**Dataset extract**
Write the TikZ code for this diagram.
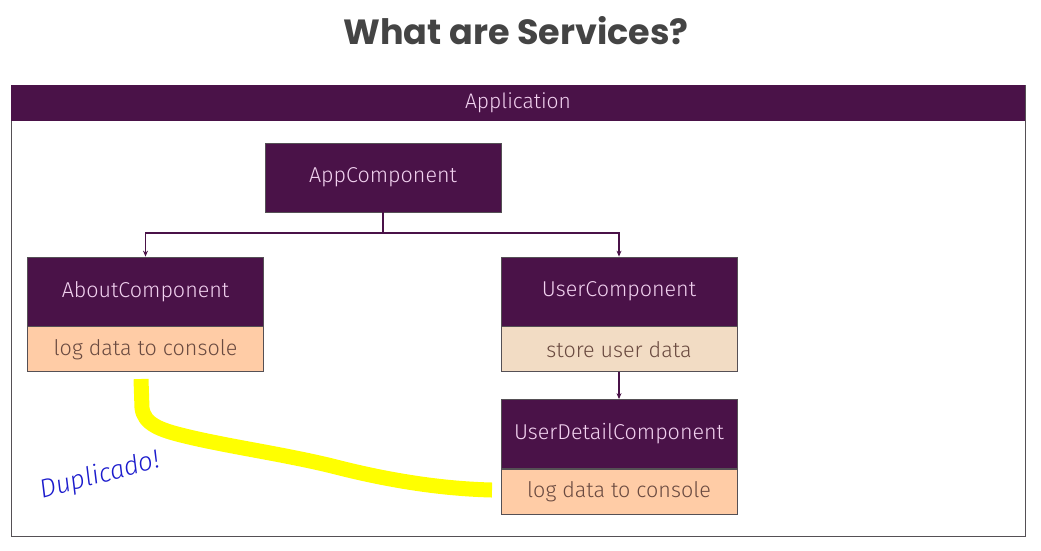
\documentclass[tikz,border=0pt]{standalone}
\usepackage{fontspec}
\setmainfont{Fira Sans Light}
\newfontfamily\titlefont{Poppins Bold}
\definecolor{plum}{HTML}{4A1248}
\definecolor{plumtext}{HTML}{F2D2F0}
\definecolor{peach}{HTML}{FFCCA6}
\definecolor{beige}{HTML}{F2DCC4}
\definecolor{browntext}{HTML}{6A4A40}
\definecolor{titlegray}{HTML}{444444}
\definecolor{frame}{HTML}{555055}
\definecolor{hiyellow}{HTML}{FFFF00}
\definecolor{inkblue}{HTML}{1A1ACC}
\tikzset{
  comp/.style={fill=plum, draw=frame, line width=0.8pt, text=plumtext, font=\fontsize{21.5}{24}\selectfont, minimum width=236pt, minimum height=69pt, inner sep=0pt},
  task/.style={draw=frame, line width=0.8pt, text=browntext, font=\fontsize{21.5}{24}\selectfont, minimum width=236pt, minimum height=45pt, inner sep=0pt},
  conn/.style={draw=plum, line width=1.2pt, -{Stealth[length=6pt,width=5pt]}},
}
\usetikzlibrary{arrows.meta}
\begin{document}
\begin{tikzpicture}[x=1pt,y=-1pt]
\useasboundingbox (0,0) rectangle (1041,550);
% title
\node[font=\titlefont\fontsize{35}{40}\selectfont, text=titlegray] (title) at (516,31) {What are Services?};
% application frame
\draw[frame, line width=0.8pt] (11,85) rectangle (1025,536);
\fill[plum] (11,85) rectangle (1025,121);
\node[text=plumtext, font=\fontsize{21}{24}\selectfont] (app) at (518,103) {Application};
% components
\node[comp] (appc) at (383,177.5) {AppComponent};
\node[comp] (about) at (145.5,291.5) {AboutComponent};
\node[task, fill=peach, anchor=north] (aboutlog) at (about.south) {log data to console};
\node[comp] (user) at (619,291.5) {UserComponent};
\node[task, fill=beige, anchor=north] (userstore) at (user.south) {store user data};
\node[comp] (detail) at (619,434) {UserDetailComponent};
\node[task, fill=peach, anchor=north] (detaillog) at (detail.south) {log data to console};
% connectors
\coordinate (split) at (383,233);
\draw[plum, line width=1.2pt] (appc.south) -- (split);
\draw[conn] (split) -| (about.north);
\draw[conn] (split) -| (user.north);
\draw[conn] (userstore.south) -- (detail.north);
% highlighter stroke
\draw[hiyellow, line width=15pt, line join=round]
  (141,379) -- (142,408) .. controls (144,424) and (160,430) .. (185,436)
  .. controls (230,447) and (290,455) .. (340,468)
  .. controls (400,483) and (450,489) .. (492,490);
% handwritten note
\node[text=inkblue, rotate=15, font=\fontsize{26}{28}\selectfont\itshape] (note) at (100,476) {Duplicado!};
\end{tikzpicture}
\end{document}
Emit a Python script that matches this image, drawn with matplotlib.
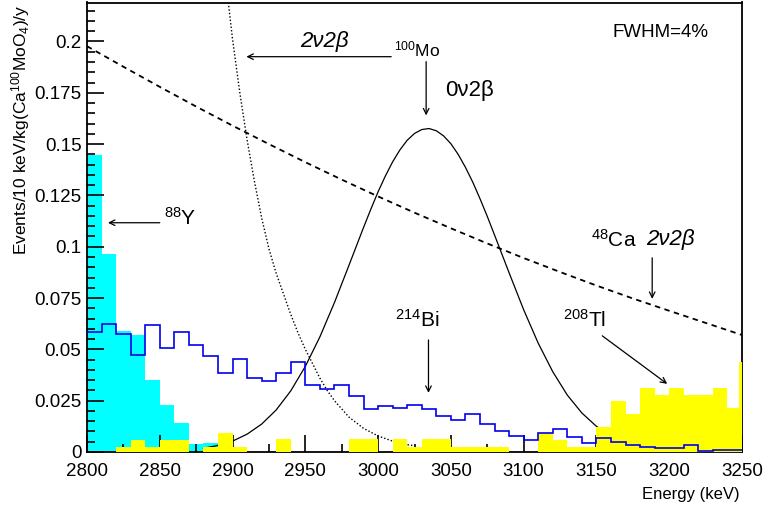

**What is being asked**
Identify which lines contain the word "this" and copy each one.

**Response**
Write the TikZ code for this diagram.
Emit a Python script that matches this image, drawn with matplotlib.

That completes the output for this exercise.